# Plant lights at wal-mart



## tha0ster (Oct 2, 2006)

I was in the light bulb section at wal-mart the other day and saw that they have some aquarium plant light fixtures and was wondering if anyone has tried them. Can't remember the specs on them but i do know that they come with 18watt bulbs. If I wanted to use them on my 20gal. would two of them be good enough to grow out my dwarf hair grass and some glosso.


----------



## virgo888 (Jun 25, 2009)

For those plants you are trying to grow, you will need more light output than the ones from walmart.


----------



## sampster5000 (Jul 24, 2010)

How much light would you say is the right amount, Virgo? I think he would be fine with the dwarf HG. I dont know about glosso though.


----------



## tha0ster (Oct 2, 2006)

Guess i will just go ahead and give these a try.

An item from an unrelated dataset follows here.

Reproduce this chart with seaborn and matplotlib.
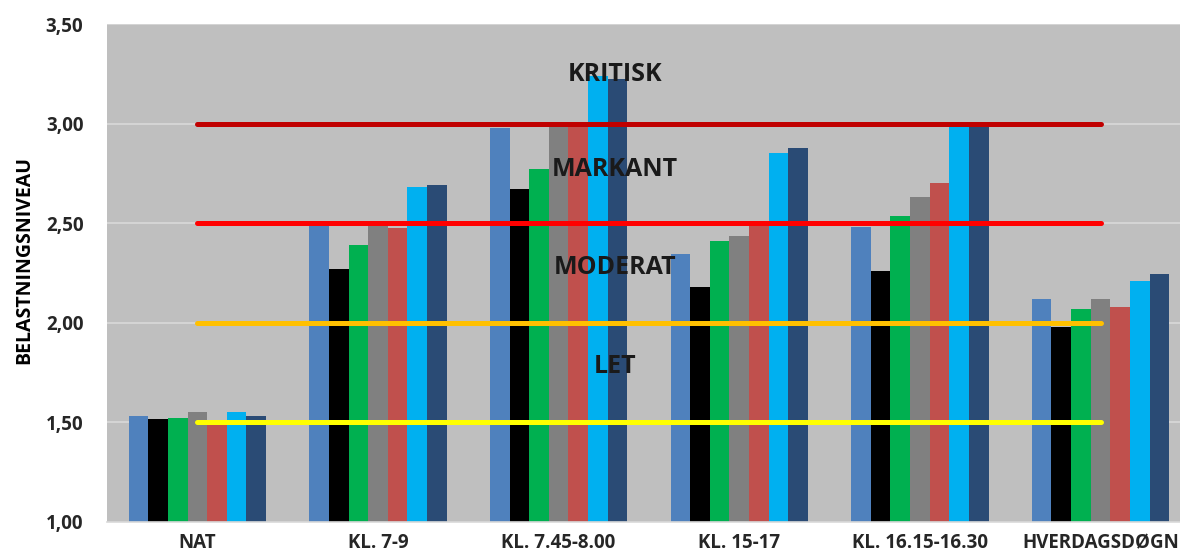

If they work hey good light for a cheap price, if they don't oh well guess I will find something else.


----------



## fishyjoe24 (May 18, 2010)

they should work.. dwarf hair grass will grow with 1.5wpg and pressured c02.. throw out the 2-3wpg gallon rule. every should learn about PAR,Lumens, and nano meters.


----------



## tha0ster (Oct 2, 2006)

thats what i figured. my setup will consist of three of the light fixtures on an auto timer to turn on and off at different times and a yeast bottle for CO2. when i get it going i will post before and after pictures to show the success or failure...


----------